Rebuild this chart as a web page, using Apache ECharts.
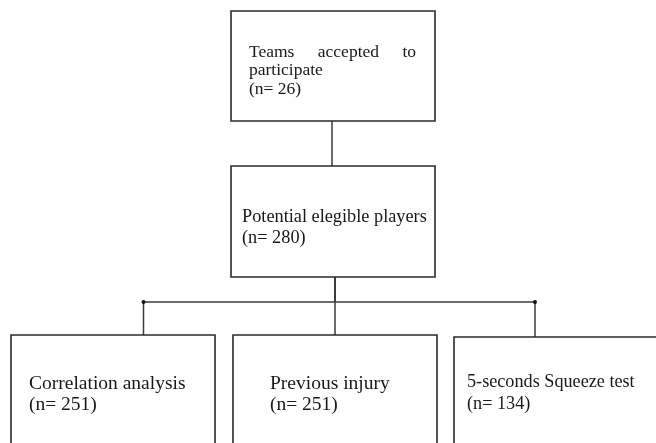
<!DOCTYPE html>
<html>
<head>
<meta charset="utf-8">
<script src="https://cdn.jsdelivr.net/npm/echarts@6/dist/echarts.min.js"></script>
<style>html,body{margin:0;padding:0;background:#fff;}#chart{width:656px;height:443px;}</style>
</head>
<body>
<div id="chart"></div>
<script>
// ---- data ----
const nodeTitles = ['Teams accepted to participate', 'Potential elegible players', 'Correlation analysis', 'Previous injury', '5-seconds Squeeze test'];
const nodeCounts = [26, 280, 251, 251, 134];
const links = [[0, 1], [1, 2], [1, 3], [1, 4]];

// ---- layout (positions / styles, page units) ----
const boxLayout = [
  { x0: 231, y0: 11, x1: 435, y1: 121, tx: 249, tr: 416, base: [56, 74, 92.5], fs: 17.5, wrap: [3, 1], justify: [true, false] },
  { x0: 231, y0: 166, x1: 435, y1: 277, tx: 242, base: [220.5, 241.5], fs: 18.3 },
  { x0: 11, y0: 335, x1: 215, y1: 460, tx: 29, base: [387.5, 409], fs: 19.5 },
  { x0: 233, y0: 335, x1: 437, y1: 460, tx: 270, base: [387.5, 409], fs: 19.5 },
  { x0: 454, y0: 337, x1: 670, y1: 460, tx: 467, base: [386, 407.5], fs: 18.2 }
];
const busY = 302;
const fontFamily = '"Liberation Serif", "Times New Roman", serif';
const ink = '#181818';
const lineCol = '#3a3a3a';

const measureCtx = document.createElement('canvas').getContext('2d');
function textWidth(t, fs) { measureCtx.font = fs + 'px ' + fontFamily; return measureCtx.measureText(t).width; }

function nodeLines(i) {
  const L = boxLayout[i];
  const words = nodeTitles[i].split(' ');
  let lines = [];
  if (L.wrap) {
    let k = 0;
    L.wrap.forEach(n => { lines.push(words.slice(k, k + n)); k += n; });
  } else lines.push(words);
  lines.push(['(n=', String(nodeCounts[i]) + ')']);
  return lines;
}

const chart = echarts.init(document.getElementById('chart'), null, { renderer: 'canvas' });

function renderNode(params, api) {
  const i = params.dataIndex;
  const L = boxLayout[i];
  const p0 = api.coord([L.x0, L.y0]);
  const p1 = api.coord([L.x1, L.y1]);
  const children = [{
    type: 'rect',
    shape: { x: p0[0], y: p0[1], width: p1[0] - p0[0], height: p1[1] - p0[1] },
    style: { fill: '#fff', stroke: '#2a2a2a', lineWidth: 1.6 }
  }];
  const lines = nodeLines(i);
  lines.forEach((ws, li) => {
    const yb = api.coord([0, L.base[li]])[1];
    const yc = yb - 0.19 * L.fs;
    const xl = api.coord([L.tx, 0])[0];
    const font = { fontFamily: fontFamily, fontSize: L.fs, fill: ink, verticalAlign: 'middle' };
    if (L.justify && L.justify[li] && ws.length > 1) {
      const xr = api.coord([L.tr, 0])[0];
      const widths = ws.map(w => textWidth(w, L.fs));
      const total = widths.reduce((a, b) => a + b, 0);
      const gap = (xr - xl - total) / (ws.length - 1);
      let x = xl;
      ws.forEach((w, wi) => {
        children.push({ type: 'text', x: x, y: yc, style: Object.assign({ text: w, align: 'left' }, font) });
        x += widths[wi] + gap;
      });
    } else {
      children.push({ type: 'text', x: xl, y: yc, style: Object.assign({ text: ws.join(' '), align: 'left' }, font) });
    }
  });
  return { type: 'group', children: children };
}

// connector geometry derived from links and box layout
const connX = { '0-1': 332, '1-2': 143.5, '1-3': 335, '1-4': 535 };
const parentDropX = 335;

function renderLink(params, api) {
  const [a, b] = links[params.dataIndex];
  const A = boxLayout[a], B = boxLayout[b];
  const x = connX[a + '-' + b];
  const children = [];
  const st = { stroke: lineCol, lineWidth: 1.5 };
  if (a === 0) {
    const s = api.coord([x, A.y1]), e = api.coord([x, B.y0]);
    children.push({ type: 'line', shape: { x1: s[0], y1: s[1], x2: e[0], y2: e[1] }, style: st });
  } else {
    const s = api.coord([parentDropX, A.y1]), m = api.coord([parentDropX, busY]);
    children.push({ type: 'line', shape: { x1: s[0], y1: s[1], x2: m[0], y2: m[1] }, style: st });
    const h = api.coord([x, busY]);
    children.push({ type: 'line', shape: { x1: m[0], y1: m[1], x2: h[0], y2: h[1] }, style: st });
    const e = api.coord([x, B.y0]);
    children.push({ type: 'line', shape: { x1: h[0], y1: h[1], x2: e[0], y2: e[1] }, style: st });
    if (x !== parentDropX) {
      children.push({ type: 'circle', shape: { cx: h[0], cy: h[1], r: 2 }, style: { fill: '#111' } });
    }
  }
  return { type: 'group', children: children };
}

chart.setOption({
  animation: false,
  backgroundColor: '#fff',
  grid: { left: 0, right: 0, top: 0, bottom: 0 },
  xAxis: { type: 'value', min: 0, max: 656, show: false },
  yAxis: { type: 'value', min: 0, max: 443, inverse: true, show: false },
  series: [
    { type: 'custom', renderItem: renderLink, data: links.map((l, k) => k), clip: false, z: 1 },
    { type: 'custom', renderItem: renderNode, data: nodeTitles.map((t, k) => k), clip: false, z: 2 }
  ]
});
</script>
</body>
</html>
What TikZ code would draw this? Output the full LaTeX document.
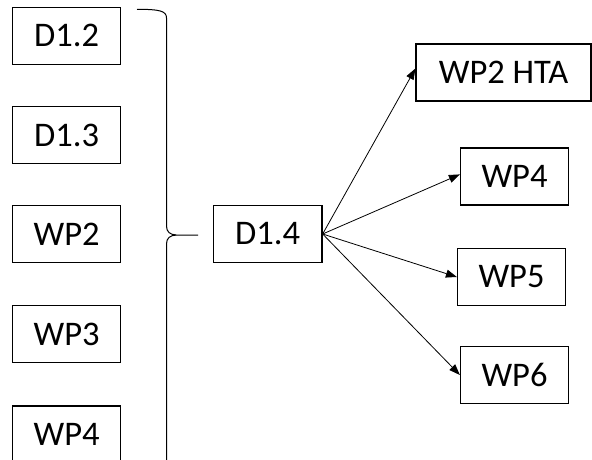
\documentclass[tikz,border=0pt]{standalone}
\usepackage{fontspec}
\setmainfont{Carlito}
\usetikzlibrary{arrows.meta}
\begin{document}
\begin{tikzpicture}[x=1pt,y=-1pt,
  box/.style={draw, line width=1.2pt, minimum height=57pt, inner sep=0pt,
    font=\fontsize{34.5}{40}\selectfont},
  smallbox/.style={box, minimum width=108pt},
  link/.style={line width=0.8pt, -{Triangle[length=11pt,width=8pt]}},
  bracket/.style={line width=1pt}]
\useasboundingbox (0,0) rectangle (592,459);
\clip (0,0) rectangle (592,459);
\fill[white] (0,0) rectangle (592,459);

% inputs
\node[smallbox] (d12) at (66.7,35.8) {D1.2};
\node[smallbox] (d13) at (66.7,135) {D1.3};
\node[smallbox] (wp2) at (66.7,234) {WP2};
\node[smallbox] (wp3) at (66.7,334) {WP3};
\node[smallbox] (wp4in) at (66.7,434.5) {WP4};

% central deliverable
\node[smallbox, minimum width=108.7pt] (d14) at (267.7,234) {D1.4};

% outputs
\node[box, minimum width=175pt] (hta) at (503.5,72.5) {WP2 HTA};
\node[smallbox] (wp4) at (514.5,176.4) {WP4};
\node[smallbox] (wp5) at (511.5,277) {WP5};
\node[smallbox] (wp6) at (514.5,375) {WP6};

% brace gathering the inputs
\coordinate (tip) at (198,235);
\draw[bracket] (137,9.3) .. controls (160,9.3) and (166.5,11) .. (166.5,18)
  -- (166.5,226) .. controls (166.5,232) and (170,234.5) .. (176,235) -- (tip);
\draw[bracket] (176,235) .. controls (170,235.5) and (166.5,238) .. (166.5,244)
  -- (166.5,462) .. controls (166.5,469) and (160,471) .. (137,471);

% links to the work packages
\draw[link] (d14.east) -- ([yshift=4pt]hta.west);
\draw[link] (d14.east) -- ([yshift=2pt]wp4.west);
\draw[link] (d14.east) -- (wp5.west);
\draw[link] (d14.east) -- (wp6.west);
\end{tikzpicture}
\end{document}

****************

TASK PROMPT:
All of the data above should be quoted exactly, except for the pictures.

RESULT FOR THIS TASK:
Rebuild this chart as a web page, using Apache ECharts.
<!DOCTYPE html>
<html>
<head>
<meta charset="utf-8">
<script src="https://cdn.jsdelivr.net/npm/echarts@6/dist/echarts.min.js"></script>
<style>html,body{margin:0;padding:0;background:#fff;}#chart{width:656px;height:443px;}</style>
</head>
<body>
<div id="chart"></div>
<script>
// ---- data ----
const nodeTitles = ['Teams accepted to participate', 'Potential elegible players', 'Correlation analysis', 'Previous injury', '5-seconds Squeeze test'];
const nodeCounts = [26, 280, 251, 251, 134];
const links = [[0, 1], [1, 2], [1, 3], [1, 4]];

// ---- layout (positions / styles, page units) ----
const boxLayout = [
  { x0: 231, y0: 11, x1: 435, y1: 121, tx: 249, tr: 416, base: [56, 74, 92.5], fs: 17.5, wrap: [3, 1], justify: [true, false] },
  { x0: 231, y0: 166, x1: 435, y1: 277, tx: 242, base: [220.5, 241.5], fs: 18.3 },
  { x0: 11, y0: 335, x1: 215, y1: 460, tx: 29, base: [387.5, 409], fs: 19.5 },
  { x0: 233, y0: 335, x1: 437, y1: 460, tx: 270, base: [387.5, 409], fs: 19.5 },
  { x0: 454, y0: 337, x1: 670, y1: 460, tx: 467, base: [386, 407.5], fs: 18.2 }
];
const busY = 302;
const fontFamily = '"Liberation Serif", "Times New Roman", serif';
const ink = '#181818';
const lineCol = '#3a3a3a';

const measureCtx = document.createElement('canvas').getContext('2d');
function textWidth(t, fs) { measureCtx.font = fs + 'px ' + fontFamily; return measureCtx.measureText(t).width; }

function nodeLines(i) {
  const L = boxLayout[i];
  const words = nodeTitles[i].split(' ');
  let lines = [];
  if (L.wrap) {
    let k = 0;
    L.wrap.forEach(n => { lines.push(words.slice(k, k + n)); k += n; });
  } else lines.push(words);
  lines.push(['(n=', String(nodeCounts[i]) + ')']);
  return lines;
}

const chart = echarts.init(document.getElementById('chart'), null, { renderer: 'canvas' });

function renderNode(params, api) {
  const i = params.dataIndex;
  const L = boxLayout[i];
  const p0 = api.coord([L.x0, L.y0]);
  const p1 = api.coord([L.x1, L.y1]);
  const children = [{
    type: 'rect',
    shape: { x: p0[0], y: p0[1], width: p1[0] - p0[0], height: p1[1] - p0[1] },
    style: { fill: '#fff', stroke: '#2a2a2a', lineWidth: 1.6 }
  }];
  const lines = nodeLines(i);
  lines.forEach((ws, li) => {
    const yb = api.coord([0, L.base[li]])[1];
    const yc = yb - 0.19 * L.fs;
    const xl = api.coord([L.tx, 0])[0];
    const font = { fontFamily: fontFamily, fontSize: L.fs, fill: ink, verticalAlign: 'middle' };
    if (L.justify && L.justify[li] && ws.length > 1) {
      const xr = api.coord([L.tr, 0])[0];
      const widths = ws.map(w => textWidth(w, L.fs));
      const total = widths.reduce((a, b) => a + b, 0);
      const gap = (xr - xl - total) / (ws.length - 1);
      let x = xl;
      ws.forEach((w, wi) => {
        children.push({ type: 'text', x: x, y: yc, style: Object.assign({ text: w, align: 'left' }, font) });
        x += widths[wi] + gap;
      });
    } else {
      children.push({ type: 'text', x: xl, y: yc, style: Object.assign({ text: ws.join(' '), align: 'left' }, font) });
    }
  });
  return { type: 'group', children: children };
}

// connector geometry derived from links and box layout
const connX = { '0-1': 332, '1-2': 143.5, '1-3': 335, '1-4': 535 };
const parentDropX = 335;

function renderLink(params, api) {
  const [a, b] = links[params.dataIndex];
  const A = boxLayout[a], B = boxLayout[b];
  const x = connX[a + '-' + b];
  const children = [];
  const st = { stroke: lineCol, lineWidth: 1.5 };
  if (a === 0) {
    const s = api.coord([x, A.y1]), e = api.coord([x, B.y0]);
    children.push({ type: 'line', shape: { x1: s[0], y1: s[1], x2: e[0], y2: e[1] }, style: st });
  } else {
    const s = api.coord([parentDropX, A.y1]), m = api.coord([parentDropX, busY]);
    children.push({ type: 'line', shape: { x1: s[0], y1: s[1], x2: m[0], y2: m[1] }, style: st });
    const h = api.coord([x, busY]);
    children.push({ type: 'line', shape: { x1: m[0], y1: m[1], x2: h[0], y2: h[1] }, style: st });
    const e = api.coord([x, B.y0]);
    children.push({ type: 'line', shape: { x1: h[0], y1: h[1], x2: e[0], y2: e[1] }, style: st });
    if (x !== parentDropX) {
      children.push({ type: 'circle', shape: { cx: h[0], cy: h[1], r: 2 }, style: { fill: '#111' } });
    }
  }
  return { type: 'group', children: children };
}

chart.setOption({
  animation: false,
  backgroundColor: '#fff',
  grid: { left: 0, right: 0, top: 0, bottom: 0 },
  xAxis: { type: 'value', min: 0, max: 656, show: false },
  yAxis: { type: 'value', min: 0, max: 443, inverse: true, show: false },
  series: [
    { type: 'custom', renderItem: renderLink, data: links.map((l, k) => k), clip: false, z: 1 },
    { type: 'custom', renderItem: renderNode, data: nodeTitles.map((t, k) => k), clip: false, z: 2 }
  ]
});
</script>
</body>
</html>
What TikZ code would draw this? Output the full LaTeX document.
\documentclass[tikz,border=0pt]{standalone}
\usepackage{fontspec}
\setmainfont{Carlito}
\usetikzlibrary{arrows.meta}
\begin{document}
\begin{tikzpicture}[x=1pt,y=-1pt,
  box/.style={draw, line width=1.2pt, minimum height=57pt, inner sep=0pt,
    font=\fontsize{34.5}{40}\selectfont},
  smallbox/.style={box, minimum width=108pt},
  link/.style={line width=0.8pt, -{Triangle[length=11pt,width=8pt]}},
  bracket/.style={line width=1pt}]
\useasboundingbox (0,0) rectangle (592,459);
\clip (0,0) rectangle (592,459);
\fill[white] (0,0) rectangle (592,459);

% inputs
\node[smallbox] (d12) at (66.7,35.8) {D1.2};
\node[smallbox] (d13) at (66.7,135) {D1.3};
\node[smallbox] (wp2) at (66.7,234) {WP2};
\node[smallbox] (wp3) at (66.7,334) {WP3};
\node[smallbox] (wp4in) at (66.7,434.5) {WP4};

% central deliverable
\node[smallbox, minimum width=108.7pt] (d14) at (267.7,234) {D1.4};

% outputs
\node[box, minimum width=175pt] (hta) at (503.5,72.5) {WP2 HTA};
\node[smallbox] (wp4) at (514.5,176.4) {WP4};
\node[smallbox] (wp5) at (511.5,277) {WP5};
\node[smallbox] (wp6) at (514.5,375) {WP6};

% brace gathering the inputs
\coordinate (tip) at (198,235);
\draw[bracket] (137,9.3) .. controls (160,9.3) and (166.5,11) .. (166.5,18)
  -- (166.5,226) .. controls (166.5,232) and (170,234.5) .. (176,235) -- (tip);
\draw[bracket] (176,235) .. controls (170,235.5) and (166.5,238) .. (166.5,244)
  -- (166.5,462) .. controls (166.5,469) and (160,471) .. (137,471);

% links to the work packages
\draw[link] (d14.east) -- ([yshift=4pt]hta.west);
\draw[link] (d14.east) -- ([yshift=2pt]wp4.west);
\draw[link] (d14.east) -- (wp5.west);
\draw[link] (d14.east) -- (wp6.west);
\end{tikzpicture}
\end{document}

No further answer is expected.